Além disso, o Brasil desempenha uma forte presença econômica na Venezuela, com o governo brasileiro impulsionando obras de infra-estrutura com participação de empresas brasileiras. Por tudo isso, a estabilização da Venezuela é fundamental e o Brasil vem se empenhando para que o povo venezuelano supere a crise e afirme sua soberania nacional.
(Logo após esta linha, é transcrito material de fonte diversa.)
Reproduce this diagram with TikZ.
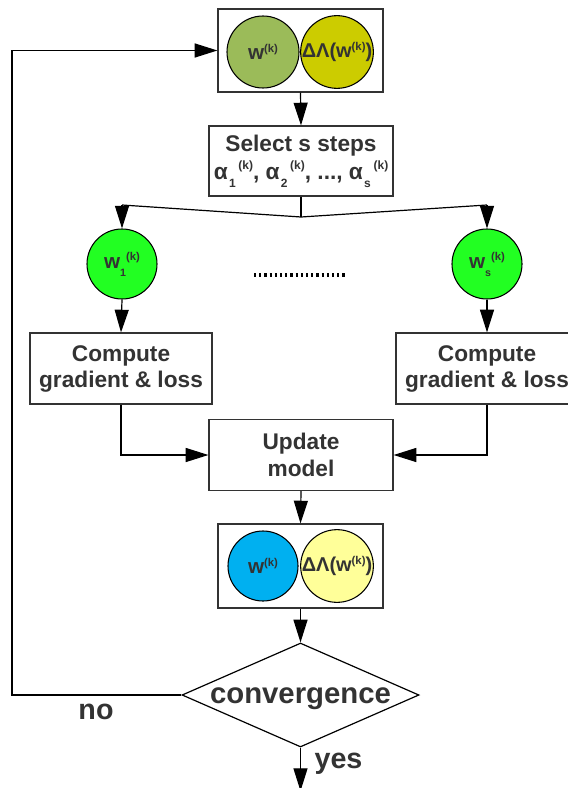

O Governo Brasileiro tem se empenhado também na constituição de uma área econômica latino-americana que seja articulada do ponto de vista social, político e cultural, e que seja capaz de criar uma infra-estrutura, cada vez mais, integrada, sem deixar de respeitar a diversidade da geografia, da economia e da cultura de nossos povos. A consolidação democrática no Brasil, na Venezuela, na Argentina, no Chile, na Bolívia, no Peru e no Uruguai é um processo em permanente construção. O maior desafio da América Latina é conquistar a democracia social e econômica, além da democracia política. A esperança do Governo Lula é de que o Brasil esteja dando passos seguros neste sentido, lançando mão do peso e da importância estratégica que o país tem no Continente.